● **Exercise details**
Pictures stay out of the copy; set down each line of the listing below exactly.

● **Dataset content**
-- -- --

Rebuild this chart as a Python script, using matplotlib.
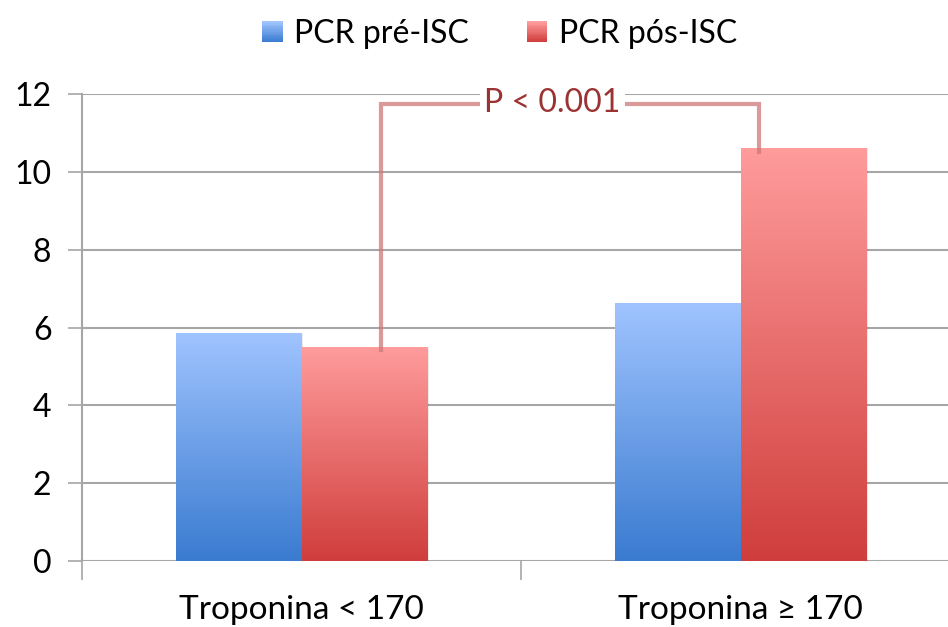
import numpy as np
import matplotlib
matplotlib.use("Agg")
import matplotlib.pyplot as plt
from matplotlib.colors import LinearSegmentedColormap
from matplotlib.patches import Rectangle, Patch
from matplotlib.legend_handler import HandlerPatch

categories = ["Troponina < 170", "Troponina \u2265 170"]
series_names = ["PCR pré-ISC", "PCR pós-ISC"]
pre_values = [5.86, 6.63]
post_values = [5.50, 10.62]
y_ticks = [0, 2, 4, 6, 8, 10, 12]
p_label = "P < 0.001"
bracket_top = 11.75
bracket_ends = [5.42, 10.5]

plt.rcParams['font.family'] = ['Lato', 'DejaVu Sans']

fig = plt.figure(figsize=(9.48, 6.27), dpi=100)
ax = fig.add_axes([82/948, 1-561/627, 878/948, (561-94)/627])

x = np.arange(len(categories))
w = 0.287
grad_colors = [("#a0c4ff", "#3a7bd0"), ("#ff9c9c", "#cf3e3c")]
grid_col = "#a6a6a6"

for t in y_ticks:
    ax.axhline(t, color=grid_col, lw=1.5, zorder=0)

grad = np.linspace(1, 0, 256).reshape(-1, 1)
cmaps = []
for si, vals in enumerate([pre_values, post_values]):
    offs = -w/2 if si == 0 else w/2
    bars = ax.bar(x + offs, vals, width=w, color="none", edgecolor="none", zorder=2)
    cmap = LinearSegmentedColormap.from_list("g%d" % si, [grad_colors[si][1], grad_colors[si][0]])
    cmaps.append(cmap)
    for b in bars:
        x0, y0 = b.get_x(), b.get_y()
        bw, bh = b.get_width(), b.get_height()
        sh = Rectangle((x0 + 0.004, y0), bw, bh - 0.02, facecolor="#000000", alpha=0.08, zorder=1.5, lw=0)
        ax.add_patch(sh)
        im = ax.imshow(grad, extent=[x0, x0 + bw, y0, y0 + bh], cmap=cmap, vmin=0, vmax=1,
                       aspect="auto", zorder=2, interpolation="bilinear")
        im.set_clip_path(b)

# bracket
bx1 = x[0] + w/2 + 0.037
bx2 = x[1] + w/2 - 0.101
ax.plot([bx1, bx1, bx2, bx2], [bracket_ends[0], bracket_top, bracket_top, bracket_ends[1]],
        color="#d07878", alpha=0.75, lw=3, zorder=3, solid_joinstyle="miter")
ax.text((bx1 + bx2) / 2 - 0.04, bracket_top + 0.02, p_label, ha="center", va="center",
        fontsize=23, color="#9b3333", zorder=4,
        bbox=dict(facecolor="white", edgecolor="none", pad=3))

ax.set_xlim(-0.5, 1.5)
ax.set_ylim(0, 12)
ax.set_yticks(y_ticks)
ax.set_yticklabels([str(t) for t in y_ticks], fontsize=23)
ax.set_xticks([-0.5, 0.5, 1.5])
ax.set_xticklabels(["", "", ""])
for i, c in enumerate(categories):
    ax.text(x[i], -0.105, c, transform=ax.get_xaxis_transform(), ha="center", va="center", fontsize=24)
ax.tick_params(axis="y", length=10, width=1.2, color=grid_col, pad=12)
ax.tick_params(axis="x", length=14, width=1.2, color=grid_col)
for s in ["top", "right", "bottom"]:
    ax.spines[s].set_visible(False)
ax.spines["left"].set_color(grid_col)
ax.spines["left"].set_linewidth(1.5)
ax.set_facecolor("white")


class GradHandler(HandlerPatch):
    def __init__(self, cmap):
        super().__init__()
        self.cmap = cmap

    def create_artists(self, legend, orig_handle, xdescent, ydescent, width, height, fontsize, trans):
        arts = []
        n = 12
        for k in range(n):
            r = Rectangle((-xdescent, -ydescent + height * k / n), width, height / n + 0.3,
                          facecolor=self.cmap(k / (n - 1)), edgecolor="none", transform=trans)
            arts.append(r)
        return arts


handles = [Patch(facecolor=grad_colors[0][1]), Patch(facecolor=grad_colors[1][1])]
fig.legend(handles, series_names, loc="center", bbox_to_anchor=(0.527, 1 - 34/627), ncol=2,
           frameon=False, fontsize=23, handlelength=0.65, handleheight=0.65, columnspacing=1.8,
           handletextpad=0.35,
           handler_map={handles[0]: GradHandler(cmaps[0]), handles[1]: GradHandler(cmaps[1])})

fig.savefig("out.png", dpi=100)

-- -- --

● **Result of the exercise**
Rebuild this chart as a Python script, using matplotlib.
import numpy as np
import matplotlib
matplotlib.use("Agg")
import matplotlib.pyplot as plt
from matplotlib.colors import LinearSegmentedColormap
from matplotlib.patches import Rectangle, Patch
from matplotlib.legend_handler import HandlerPatch

categories = ["Troponina < 170", "Troponina \u2265 170"]
series_names = ["PCR pré-ISC", "PCR pós-ISC"]
pre_values = [5.86, 6.63]
post_values = [5.50, 10.62]
y_ticks = [0, 2, 4, 6, 8, 10, 12]
p_label = "P < 0.001"
bracket_top = 11.75
bracket_ends = [5.42, 10.5]

plt.rcParams['font.family'] = ['Lato', 'DejaVu Sans']

fig = plt.figure(figsize=(9.48, 6.27), dpi=100)
ax = fig.add_axes([82/948, 1-561/627, 878/948, (561-94)/627])

x = np.arange(len(categories))
w = 0.287
grad_colors = [("#a0c4ff", "#3a7bd0"), ("#ff9c9c", "#cf3e3c")]
grid_col = "#a6a6a6"

for t in y_ticks:
    ax.axhline(t, color=grid_col, lw=1.5, zorder=0)

grad = np.linspace(1, 0, 256).reshape(-1, 1)
cmaps = []
for si, vals in enumerate([pre_values, post_values]):
    offs = -w/2 if si == 0 else w/2
    bars = ax.bar(x + offs, vals, width=w, color="none", edgecolor="none", zorder=2)
    cmap = LinearSegmentedColormap.from_list("g%d" % si, [grad_colors[si][1], grad_colors[si][0]])
    cmaps.append(cmap)
    for b in bars:
        x0, y0 = b.get_x(), b.get_y()
        bw, bh = b.get_width(), b.get_height()
        sh = Rectangle((x0 + 0.004, y0), bw, bh - 0.02, facecolor="#000000", alpha=0.08, zorder=1.5, lw=0)
        ax.add_patch(sh)
        im = ax.imshow(grad, extent=[x0, x0 + bw, y0, y0 + bh], cmap=cmap, vmin=0, vmax=1,
                       aspect="auto", zorder=2, interpolation="bilinear")
        im.set_clip_path(b)

# bracket
bx1 = x[0] + w/2 + 0.037
bx2 = x[1] + w/2 - 0.101
ax.plot([bx1, bx1, bx2, bx2], [bracket_ends[0], bracket_top, bracket_top, bracket_ends[1]],
        color="#d07878", alpha=0.75, lw=3, zorder=3, solid_joinstyle="miter")
ax.text((bx1 + bx2) / 2 - 0.04, bracket_top + 0.02, p_label, ha="center", va="center",
        fontsize=23, color="#9b3333", zorder=4,
        bbox=dict(facecolor="white", edgecolor="none", pad=3))

ax.set_xlim(-0.5, 1.5)
ax.set_ylim(0, 12)
ax.set_yticks(y_ticks)
ax.set_yticklabels([str(t) for t in y_ticks], fontsize=23)
ax.set_xticks([-0.5, 0.5, 1.5])
ax.set_xticklabels(["", "", ""])
for i, c in enumerate(categories):
    ax.text(x[i], -0.105, c, transform=ax.get_xaxis_transform(), ha="center", va="center", fontsize=24)
ax.tick_params(axis="y", length=10, width=1.2, color=grid_col, pad=12)
ax.tick_params(axis="x", length=14, width=1.2, color=grid_col)
for s in ["top", "right", "bottom"]:
    ax.spines[s].set_visible(False)
ax.spines["left"].set_color(grid_col)
ax.spines["left"].set_linewidth(1.5)
ax.set_facecolor("white")


class GradHandler(HandlerPatch):
    def __init__(self, cmap):
        super().__init__()
        self.cmap = cmap

    def create_artists(self, legend, orig_handle, xdescent, ydescent, width, height, fontsize, trans):
        arts = []
        n = 12
        for k in range(n):
            r = Rectangle((-xdescent, -ydescent + height * k / n), width, height / n + 0.3,
                          facecolor=self.cmap(k / (n - 1)), edgecolor="none", transform=trans)
            arts.append(r)
        return arts


handles = [Patch(facecolor=grad_colors[0][1]), Patch(facecolor=grad_colors[1][1])]
fig.legend(handles, series_names, loc="center", bbox_to_anchor=(0.527, 1 - 34/627), ncol=2,
           frameon=False, fontsize=23, handlelength=0.65, handleheight=0.65, columnspacing=1.8,
           handletextpad=0.35,
           handler_map={handles[0]: GradHandler(cmaps[0]), handles[1]: GradHandler(cmaps[1])})

fig.savefig("out.png", dpi=100)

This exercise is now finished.